These days, older adults are going back to college, training for new careers and taking classes just for fun. As technology continues changing rapidly, workers of all ages must train to keep up. And after retirement, taking classes can not only contribute to personal growth but help fight isolation—and potentially help keep the brain healthy.
Here are some curated stories about the older brain, learning new skills and more.
The Amazing Fertility of the Older Mind
BBC Future / David Robson
Although you may face some extra difficulties at 30, 50—or 90—your brain still has an astonishing ability to learn and master many new skills, whatever your age. And the effort to master a new discipline may be more than repaid in maintaining and enhancing your overall cognitive health.…
A simple lack of confidence may present the biggest barrier—particularly for older learners, past retirement, who may have already started to fear a more general cognitive decline.
Some People Learn to Code in Their 60s, 70s or 80s
The New York Times / Vivian Marino
Many older coders want to develop new skills to keep their jobs or to start second careers. Some are looking for volunteer opportunities or hobbies in their retirement.
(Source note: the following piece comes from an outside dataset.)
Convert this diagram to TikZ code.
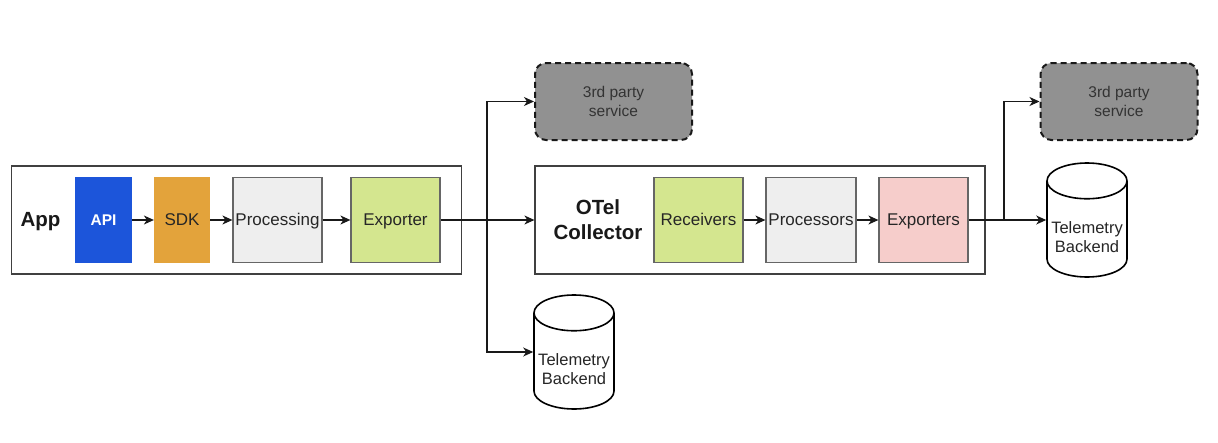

Nearly all who have gone through the rigors of trying to understand correct syntax, algorithms and other technical foundations also gain a sense of confidence and accomplishment, while maintaining and improving their mental acuity…
“One of the big obstacles in a job interview when you’re older is that people think you’re inflexible and you can’t learn new things,” said Ms. Beigle-Bryant, who was laid off from her job as an administrative assistant at Microsoft in 2011.
The code lessons she took a few years ago, also through Codecademy, “gave me an edge,” she said. “I developed a confidence that I didn’t have before.”
A Life of Learning
Chief Learning Officer / Agatha Bordonaro
Chances are, if you were to reflect on the times in your life that felt most fulfilling, you would recall that you were in the middle of learning.
“If you look at all the studies on happiness, there are three things that make people happy,” [professor of corporate learning and development] Nick van Dam said. “One relates to people continuing to grow in their lives. Another relates to people having social relationships: spending time with friends, family, colleagues. The third is about having meaning and purpose in one’s life.
“If you think about it, learning plays a role in all of that,” he continued. “I think that’s very exciting.”
Is College Enrollment Among Older Adults Increasing? Depends Who You Ask
The Hechinger Report / Delece Smith-Barrow
The number of older adult learners is rising, some say, and higher education institutions should do more to support them…
Julie Peller, executive director of the nonprofit group Higher Learning Advocates, says there has in fact been a decrease among older college-goers, but there are some nuances within the numbers.
“The federal data are limited in a couple of different ways,” Peller said. Only students pursuing an associate’s or bachelor’s degree are included for the government’s college enrollment count. “It does not include programs that are certificate-based or more work-forced based,” she said.
These programs don’t fit the standard definition for college, but they’re clearly a form of postsecondary education.